The simple rhythms of everyday small town life carry no high drama and no great tensions. These things we need at times in our lives. Magical places that appear every hundred years, places where rain comes only after sundown, impossible dreams and knights in armor, amazing grace never explained and life changing—these we crave with a soul-thirst never quenched. But the bulk of everybody’s life is lived between these dramatic moments, in the downtime best found in the repetitive and usually unrecorded little things that take place on back roads and small towns.

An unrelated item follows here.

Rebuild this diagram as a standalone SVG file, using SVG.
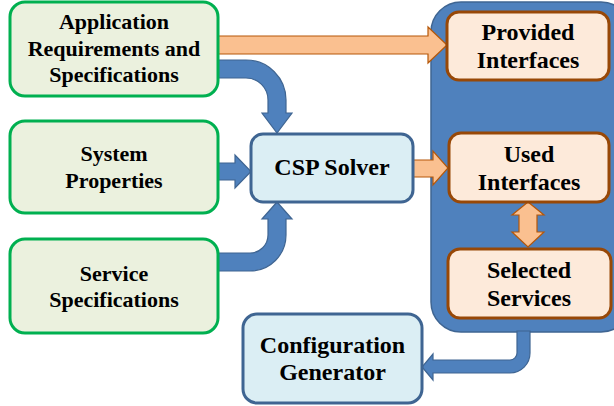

For example, I was biking back from Orrick on Old 210 the other day when I spotted a pickup stopped in the road ahead, blinkers flashing. As I rode by, I heard the motor running. The truck was empty. .Or was it? Maybe the driver had passed out and slumped over. I wheeled around to take a look. Then I saw him, climbing up out of the ditch and through the weeds just in front of the truck, cradling a rabbit on his left arm and stroking its back with his right hand. “I hit this little fella, and I went to find him. Would you get that grey jacket out of the front seat of my truck?” When I am back with it, he says, “Put the grey side up. When I have his confidence, I’ll wrap him in my jacket and take him home to see what I can do for him.”
He tells me his name is Jerry Sharp. He lives in the red brick house at the west end of the ultra-light airport just up the road from where we stand. His tending to the hurt of a wounded rabbit did not make the evening news. But it made my day.
When Irvin and I will come upon each other again I do not know. I do know that he will be out on his bike again looking for cans. I will be out again to see our town and to tease the MS that my doctor said would make me inactive. Our town in some mysterious and magical way draws hope and pleasure from noticing the two of us out on our bikes. Little things mean a lot.